# bought a 92fs today



## crinko (May 26, 2008)

Well guys I just had to do it, I finally broke down and bought one. I took it home cleaned it really good, then took it to the range and put 150 rounds through it boy what a gun. I wanted one of these for a long time and now I cant wait to shoot it again, but next time ill have more rounds with me :smt168


----------



## unpecador (May 9, 2008)

Congrats. You should add it to your family list.


----------



## Scratchshooter40 (Jun 17, 2008)

*Roger that!*

Enjoy you new aquisition, Great weapon, accurate and reliable. I carry the 96 as a CCW and sometimes the 92FS. I shoot the 92 a lot more due to ammo cost. There is a vast knowledge pool on this board for your weapon if you should ever have an issue. I'm betting that it shoots and shoots, and shoots . . . . .


----------



## Krab (Mar 18, 2008)

Congrats on your new purchase.
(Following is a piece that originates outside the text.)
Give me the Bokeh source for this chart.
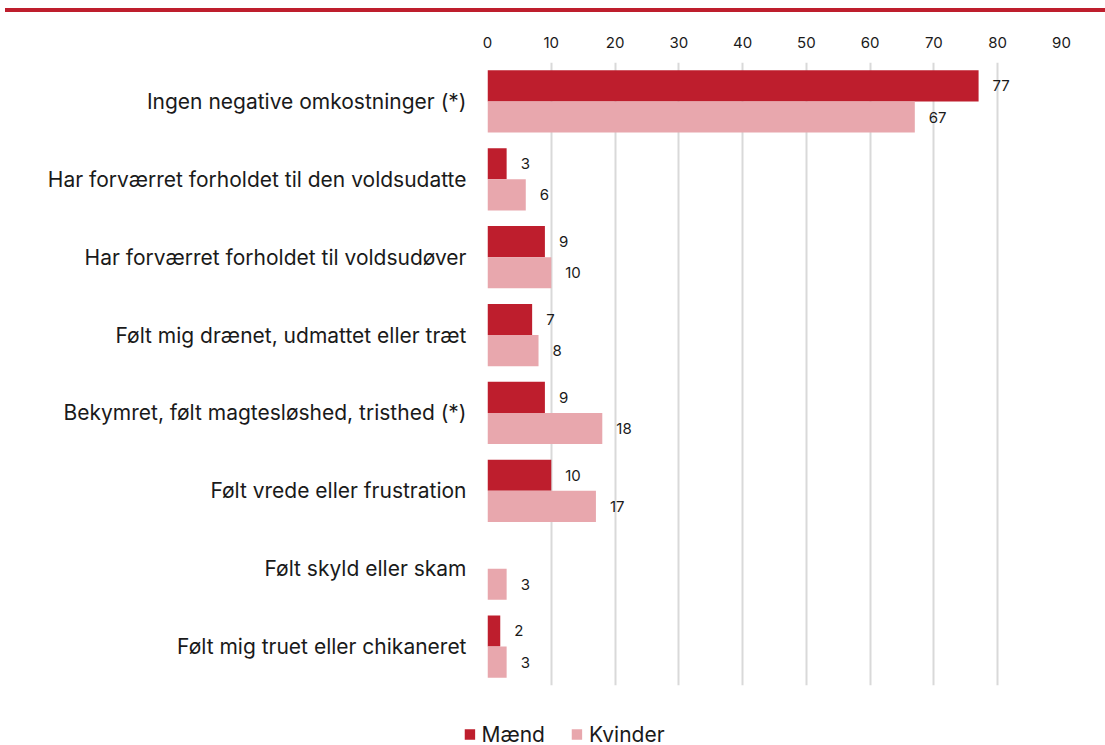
from bokeh.plotting import figure
from bokeh.models import (ColumnDataSource, FactorRange, Range1d, FixedTicker, LabelSet,
                          Legend, LegendItem, Div)
from bokeh.core.properties import value
from bokeh.transform import dodge
from bokeh.layouts import column
from bokeh.embed import file_html
from bokeh.resources import INLINE

categories = [
    "Ingen negative omkostninger (*)",
    "Har forværret forholdet til den voldsudatte",
    "Har forværret forholdet til voldsudøver",
    "Følt mig drænet, udmattet eller træt",
    "Bekymret, følt magtesløshed, tristhed (*)",
    "Følt vrede eller frustration",
    "Følt skyld eller skam",
    "Følt mig truet eller chikaneret",
]
maend = [77, 3, 9, 7, 9, 10, None, 2]
kvinder = [67, 6, 10, 8, 18, 17, 3, 3]
ticks = [0, 10, 20, 30, 40, 50, 60, 70, 80, 90]
series_names = ["Mænd", "Kvinder"]

DARK = "#BE1E2D"
PINK = "#E8A7AD"
FONT = "Inter"
TXT = "#1a1a1a"

src = ColumnDataSource(dict(
    cat=categories,
    m=[v if v is not None else float("nan") for v in maend],
    k=kvinder,
    m_lbl=[str(v) if v is not None else "" for v in maend],
    k_lbl=[str(v) for v in kvinder],
))

# main chart: frame from y=62 to 685 on the page
p = figure(width=1105, height=693, output_backend="svg", toolbar_location=None,
           y_range=FactorRange(*reversed(categories), range_padding=0),
           x_range=Range1d(0, 90), x_axis_location="above",
           min_border_left=487, min_border_right=44, min_border_top=50, min_border_bottom=20)
p.outline_line_color = None
p.background_fill_color = "white"

rm = p.hbar(y=dodge("cat", 0.2, range=p.y_range), right="m", left=0, height=0.4,
            source=src, fill_color=DARK, line_color=None)
rk = p.hbar(y=dodge("cat", -0.2, range=p.y_range), right="k", left=0, height=0.4,
            source=src, fill_color=PINK, line_color=None)

for col, lbl, off in (("m", "m_lbl", 0.2), ("k", "k_lbl", -0.2)):
    p.add_layout(LabelSet(x=col, y=dodge("cat", off, range=p.y_range), text=lbl, source=src,
                          x_offset=14, text_baseline="middle", text_align="left",
                          text_font_size="15px", text_font=value(FONT), text_color=TXT))

p.xaxis.ticker = FixedTicker(ticks=ticks)
p.xaxis.axis_line_color = None
p.xaxis.major_tick_line_color = None
p.xaxis.minor_tick_line_color = None
p.xaxis.major_label_standoff = 9
p.xaxis.major_label_text_font_size = "15px"
p.xaxis.major_label_text_font = FONT
p.xaxis.major_label_text_color = TXT

p.yaxis.axis_line_color = None
p.yaxis.major_tick_line_color = None
p.yaxis.major_label_standoff = 15
p.yaxis.major_label_text_font_size = "21px"
p.yaxis.major_label_text_font = FONT
p.yaxis.major_label_text_color = TXT

p.ygrid.grid_line_color = None
p.xgrid.grid_line_color = "#D9D9D9"
p.xgrid.grid_line_width = 2

# legend strip below the chart
lf = figure(width=1105, height=40, output_backend="svg", toolbar_location=None,
            x_range=Range1d(0, 1), y_range=Range1d(0, 1),
            min_border_left=22, min_border_right=0, min_border_top=18, min_border_bottom=0)
aligned_off = "frame_align" in lf.properties()
if aligned_off:
    lf.frame_align = False
lf.axis.visible = False
lf.grid.grid_line_color = None
lf.outline_line_color = None
dummy = ColumnDataSource(dict(y=[-5.0], l=[-5.0], r=[-4.0]))
lm = lf.hbar(y="y", left="l", right="r", height=0.4, source=dummy, fill_color=DARK, line_color=None)
lk = lf.hbar(y="y", left="l", right="r", height=0.4, source=dummy, fill_color=PINK, line_color=None)
legend = Legend(items=[LegendItem(label=series_names[0], renderers=[lm]),
                       LegendItem(label=series_names[1], renderers=[lk])],
                orientation="horizontal", location="center" if aligned_off else (0, 0),
                label_text_font_size="21px", label_text_font=FONT, label_text_color=TXT,
                glyph_width=13, glyph_height=13, label_height=22, label_standoff=6, spacing=25,
                border_line_color=None, background_fill_alpha=0, padding=0, margin=0)
lf.add_layout(legend)

bar = Div(text="", width=1100, height=4, margin=(8, 0, 0, 5),
          styles={"background-color": DARK})

layout = column(bar, p, lf, spacing=0)

open("out.html", "w").write(file_html(layout, INLINE))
I've heard nothing but good things about this pistol and I'm finding out that they're true.


----------



## Dynamik1 (Dec 23, 2007)

I bought my Beretta 92FS from Bud's Gun Shop online about a month ago - finally got a chance to take it to the range when I was up in Detroit a couple weeks ago - what a fun gun!! I love the craftsmanship and the quality. Since getting the 92FS I have also been looking to purchase a concealed carry gun and have been horrified at most of the other guns I have handled. I guess the Beretta has spoiled me!!


----------



## Wyatt (Jan 29, 2008)

Like with any new gun, you go to the range with it for the first time in anticipation, and just hope you don't have any malfunctions. There is just no such suspense with the Beretta. :mrgreen: Great, great pistol. :smt023


----------



## Scratchshooter40 (Jun 17, 2008)

*CCW gun*

Just curious, why wouldn't you carry the 92FS as a CCW? It has the magazine capacity and with the right ammo, I use mostly Speer Gold Dot +P's it is a sure stopper. I am a fairly large person and can carry the Beretta 96, 92, or the Stoeger Cougar concealed easily with the correct clothing. Look into a Galco SOB holster for CCW, it is a super way to carry comfortably.


----------